What Nick Cave & The Bad Seeds created on Push The Sky Away was a million miles away from The Birthday Party or Grinderman and was only connected to other Bad Seeds releases by the players, producer and writer-in-chief himself. There had been a few significant changes in the line-up for Cave's 15th studio album, most notably there was no Mick Harvey for the first time and also there was the reintroduction of founding member Barry Adamson who was last heard on the 1986 album Your Funeral... My Trial. (Sadly it was also the last album to feature keyboard player Conway Savage.) 

The album was produced by Nick Launay (Arcade Fire/Anna Calvi/Yeah Yeah Yeahs/Idles) who had produced the band's previous album Dig, Lazarus, Dig as well as Nocturama and Abattoir Blues/The Lyre of Orpheus. The stark differences between the Bad Seeds previous album, Dig, Lazarus, Dig and Push The Sky Away yet again highlighted Cave's propensity to amaze and astound. The shredded guitars and frenzied delivery of Dig was replaced by the hypnotic loops co-created with Warren Ellis. The snarling angsty anger of Cave's former demonic incarnation was gone, swapped out for a calm tranquility within the entirely exquisite compositions. 

Push The Sky Away has a delicacy and tenderness woven through it like a fine silken tapestry of beguiling beauty but it can still be unflinching and brutal. Cave tears at your heart strings before ripping out your innards and strangulating your circulation with jaw dropping imagery, literary sparkle and poetic flamboyance. His undoubted prowess at imparting a compelling and often disturbing tale are second to none and there are lyrical gems aplenty on PTSA. The first single taken from the album - Jubilee Street, is one of the more immediate among the nine track set and served as a fabulous introduction. The aching of the strings and the tremendous build of the tumultuous finale are matched only by the utterly brilliant lyrics..."I got love in my tummy and a tiny little pain, And a ten ton catastrophe on a 60 pound chain." 

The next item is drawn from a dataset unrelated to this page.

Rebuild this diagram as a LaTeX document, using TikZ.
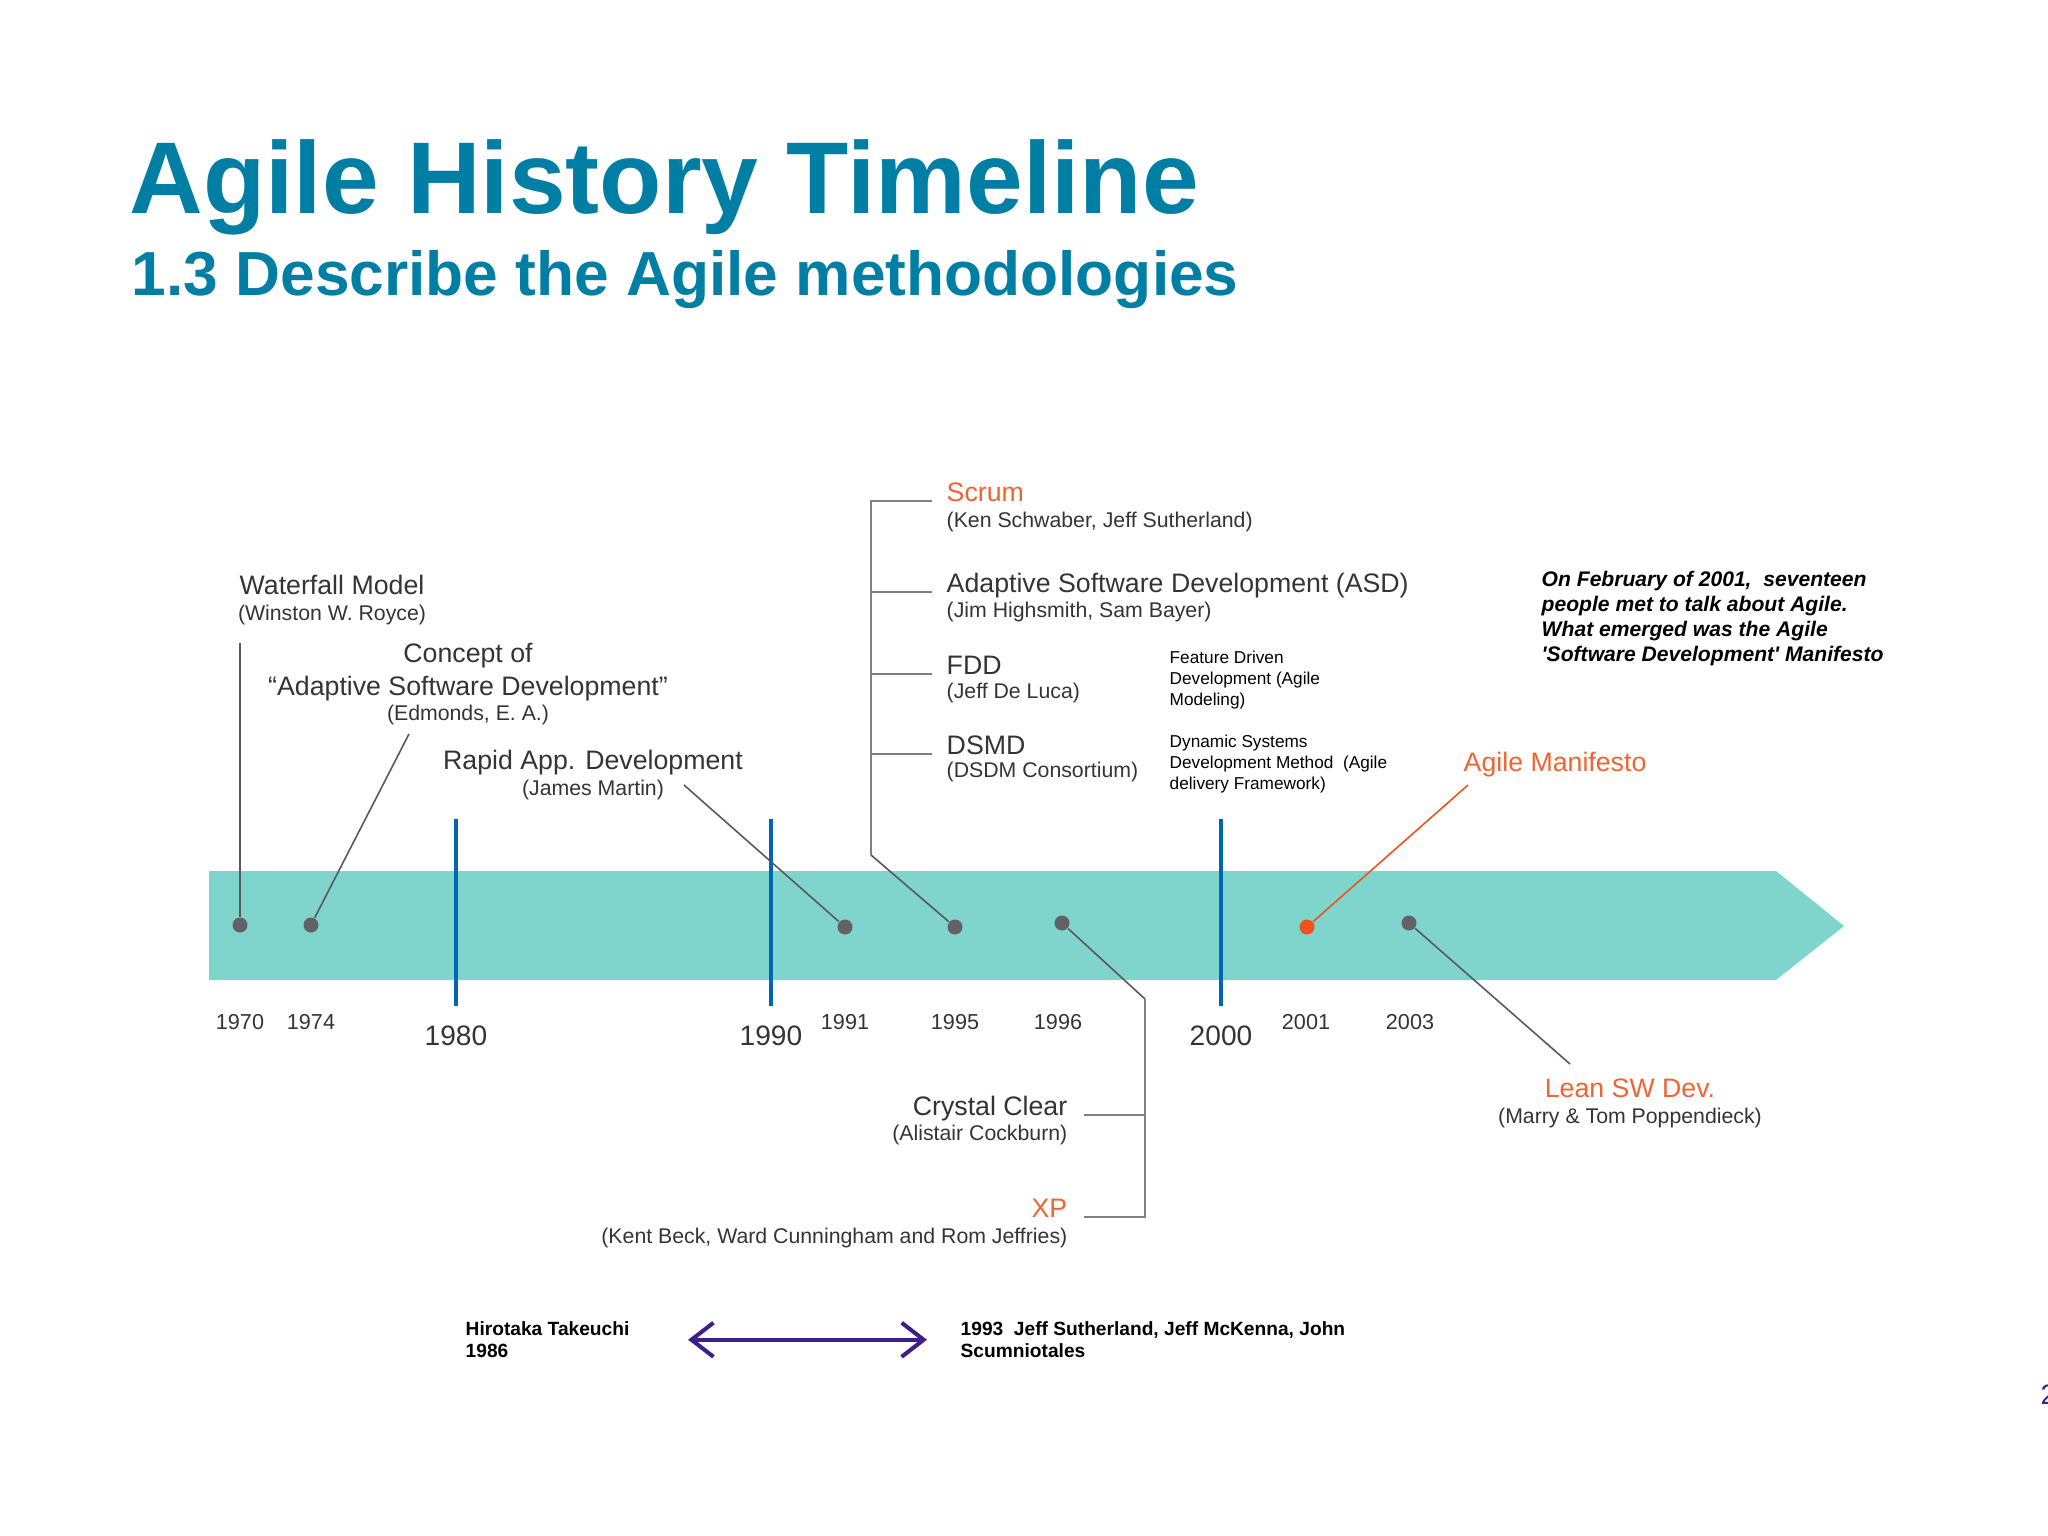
\documentclass[tikz,border=0pt]{standalone}
\usepackage{fontspec}
\setmainfont{Liberation Sans}
\usetikzlibrary{positioning}
\usetikzlibrary{arrows.meta}
\definecolor{headteal}{RGB}{0,126,163}
\definecolor{bandteal}{RGB}{127,212,203}
\definecolor{decblue}{RGB}{0,102,179}
\definecolor{dotgray}{RGB}{98,98,100}
\definecolor{leadgray}{RGB}{88,88,90}
\definecolor{brackgray}{RGB}{128,128,128}
\definecolor{labelgray}{RGB}{52,52,52}
\definecolor{hotorange}{RGB}{240,100,50}
\definecolor{dotorange}{RGB}{240,82,30}
\definecolor{spanviolet}{RGB}{60,30,140}
\tikzset{heading/.style={inner sep=0pt, text=headteal, font=\fontsize{29}{34}\selectfont\bfseries},
  subheading/.style={inner sep=0pt, text=headteal, font=\fontsize{17.7}{21}\selectfont\bfseries},
  lbl/.style={inner sep=0pt, text=labelgray, font=\fontsize{7.6}{9}\selectfont},
  hot/.style={lbl, text=hotorange},
  who/.style={inner sep=0pt, text=labelgray, font=\fontsize{6.05}{7}\selectfont},
  note/.style={inner sep=0pt, align=left, font=\fontsize{4.9}{5.95}\selectfont},
  story/.style={inner sep=0pt, align=left, font=\fontsize{6}{7.2}\selectfont\bfseries\itshape},
  eratext/.style={inner sep=0pt, align=left, font=\fontsize{5.45}{6.26}\selectfont\bfseries},
  yr/.style={inner sep=0pt, anchor=base, text=labelgray, font=\fontsize{6.15}{7}\selectfont},
  bigyr/.style={inner sep=0pt, anchor=base, text=labelgray, font=\fontsize{8}{9}\selectfont},
  band/.style={fill=bandteal},
  decade/.style={draw=decblue, line width=1.4pt},
  dot/.style={circle, fill=dotgray, inner sep=0pt, minimum size=1.5mm},
  lead/.style={draw=leadgray, line width=0.45pt},
  bracket/.style={draw=brackgray, line width=0.6pt},
  span/.style={draw=spanviolet, line width=1.15pt, {Straight Barb[length=2.2mm,width=3.4mm]}-{Straight Barb[length=2.2mm,width=3.4mm]}},
  pagenum/.style={inner sep=0pt, text=spanviolet, font=\fontsize{8}{9}\selectfont}}

\begin{document}
\begin{tikzpicture}[x=0.01cm, y=-0.01cm]
  \useasboundingbox (0,0) rectangle (2048,1536);
  \node[heading, anchor=base west] (title) at (129,213) {Agile History Timeline};
  \node[subheading, anchor=base west] (subtitle) at (131,295) {1.3 Describe the Agile methodologies};

  % the timeline
  \fill[band] (209,871) -- (1776,871) -- (1844,926) -- (1776,980) -- (209,980) -- cycle;
  \foreach \yr/\x in {1980/456, 1990/771, 2000/1221}{
    \draw[decade] (\x,819) -- (\x,1006);
    \node[bigyr] (y\yr) at (\x,1045) {\yr};
  }
  \foreach \yr/\x/\y in {1970/240/925, 1974/311/925, 1991/845/927, 1995/955/927, 1996/1062/923, 2003/1409/923}{
    \node[dot] (d\yr) at (\x,\y) {};
  }
  \node[dot, fill=dotorange] (d2001) at (1307,927) {};
  \foreach \yr/\x in {1970/240, 1974/311, 1991/845, 1995/955, 1996/1058, 2001/1306, 2003/1410}{
    \node[yr] (y\yr) at (\x,1029) {\yr};
  }

  % left labels
  \node[lbl, anchor=base] (wf) at (332,594) {Waterfall Model};
  \node[who, anchor=base] (wfwho) at (332,620) {(Winston W. Royce)};
  \node[lbl, anchor=base] (concept) at (468,662) {Concept of};
  \node[lbl, anchor=base] (asdq) at (468,695) {“Adaptive Software Development”};
  \node[who, anchor=base] (edm) at (468,720) {(Edmonds, E. A.)};
  \node[lbl, anchor=base] (rad) at (593,769) {Rapid App. Development};
  \node[who, anchor=base] (radwho) at (593,795) {(James Martin)};
  \coordinate (wfend) at (240,643);
  \coordinate (edmend) at (409,734);
  \coordinate (radend) at (684,785);
  \draw[lead] (wfend) -- (d1970);
  \draw[lead] (edmend) -- (d1974);
  \draw[lead] (radend) -- (d1991);

  % the 1995 group
  \node[hot, anchor=base west] (scrum) at (946,501) {Scrum};
  \node[who, anchor=base west] (scrumwho) at (946,527) {(Ken Schwaber, Jeff Sutherland)};
  \node[lbl, anchor=base west] (asd) at (946,592) {Adaptive Software Development (ASD)};
  \node[who, anchor=base west] (asdwho) at (946,617) {(Jim Highsmith, Sam Bayer)};
  \node[lbl, anchor=base west] (fdd) at (946,674) {FDD};
  \node[who, anchor=base west] (fddwho) at (946,698) {(Jeff De Luca)};
  \node[lbl, anchor=base west] (dsmd) at (946,754) {DSMD};
  \node[who, anchor=base west] (dsmdwho) at (946,777) {(DSDM Consortium)};
  \node[note, anchor=north west] (fddnote) at (1169,650) {Feature Driven\\Development (Agile\\Modeling)};
  \node[note, anchor=north west] (dsmdnote) at (1169,734) {Dynamic Systems\\Development Method\ \ (Agile\\delivery Framework)};
  \coordinate (bx) at (871,0);
  \coordinate (bfoot) at (871,855);
  \draw[bracket] ([xshift=-0.14cm]scrum.base west) -- (bx |- scrum.base) -- (bfoot);
  \foreach \n in {asd, fdd, dsmd}
    \draw[bracket] ([xshift=-0.14cm]\n.base west) -- (bx |- \n.base);
  \draw[lead] (bfoot) -- (d1995);

  % the 1996 group
  \node[lbl, anchor=base east] (crystal) at (1068,1115) {Crystal Clear};
  \node[who, anchor=base east] (crystalwho) at (1068,1140) {(Alistair Cockburn)};
  \node[hot, anchor=base east] (xp) at (1068,1217) {XP};
  \node[who, anchor=base east] (xpwho) at (1068,1243) {(Kent Beck, Ward Cunningham and Rom Jeffries)};
  \coordinate (cx) at (1145,0);
  \coordinate (chead) at (1145,999);
  \draw[lead] (d1996) -- (chead);
  \draw[bracket] (chead) -- (cx |- xp.base) -- ([xshift=0.16cm]xp.base east);
  \draw[bracket] (cx |- crystal.base) -- ([xshift=0.16cm]crystal.base east);

  % 2001 and 2003
  \node[story, anchor=north west] (story) at (1541,570) {On February of 2001,\ \ seventeen\\people met to talk about Agile.\\What emerged was the Agile\\\textquotesingle Software Development\textquotesingle\ Manifesto};
  \node[hot, anchor=base west] (manif) at (1463,771) {Agile Manifesto};
  \coordinate (manifend) at (1468,785);
  \draw[lead, draw=dotorange] (manifend) -- (d2001);
  \node[hot, anchor=base] (lean) at (1630,1097) {Lean SW Dev.};
  \node[who, anchor=base] (leanwho) at (1630,1123) {(Marry \& Tom Poppendieck)};
  \coordinate (leanend) at (1570,1064);
  \draw[lead] (d2003) -- (leanend);

  % bottom line
  \node[eratext, anchor=north west] (hiro) at (465,1321) {Hirotaka Takeuchi\\1986};
  \node[eratext, anchor=north west] (jeff) at (960,1321) {1993\ \ Jeff Sutherland, Jeff McKenna, John\\Scumniotales};
  \draw[span, shorten <=0.58cm, shorten >=0.33cm] (hiro.east) -- (jeff.west);
  \node[pagenum, anchor=base west] (pg) at (2040,1404) {2};
\end{tikzpicture}
\end{document}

At The Water's Edge is a gripping tale of promiscuous city girls - "their legs, wide to the World, like bibles open", given extra gravitas by the menacing and unnerving periodic injections of tempered mania provided by Warren Ellis. Here more than anywhere else on the album you can clearly hear the influence provided by the soundtrack scores that Cave and Ellis have partnered on. The sense of foreboding continues on the Wikipedia inspired We Real Cool and Nick shows he's not lost any of his often provocative wit on the beautifully melodic fragility of Mermaids.

Cave's ability to convey in such a limited time frame what others may take an essay to complete is no more finely captured than on Wide Lovely Eyes. His voice, slightly mellowed with a depth of soulful expression, wraps around each word with a caring caress. The metronomic and mesmerising arrangement is a triumph of subtlety and sensitivity. "I watch your hands like butterflies landing" Cave sings in his most emotive tones since The Boatman's Call.

Penultimately Nick Cave & The Bad Seeds treat us to a real tour-de-force with the indulgence of the heavier, more percussive Higgs Boson Blues where even Hannah Montana plays a cameo role and (As with Jubilee Street) there are some understated backing vocals provided by Children Of The Ecole St Martin. The title track closes out the terrific album with some sweeping organ notes and a booming bass line, courtesy of Barry Adamson, set to the intertwined vocal arrangement.

Push The Sky Away was a transitional album that divided fans at the time. Many were not happy with the direction in which Nick Cave had taken his influential band. "The man lost it after Henry's Dream. The younger Nick Cave would have despised this stuff" was a typical comment from one of his detractors, but it is both inaccurate and ill informed to suggest such. Nick Cave was merely writing a new chapter for the Bad Seeds and paving the way for 2016's equally compelling Skeleton Tree and 2019's sublime collection of songs - Ghosteen.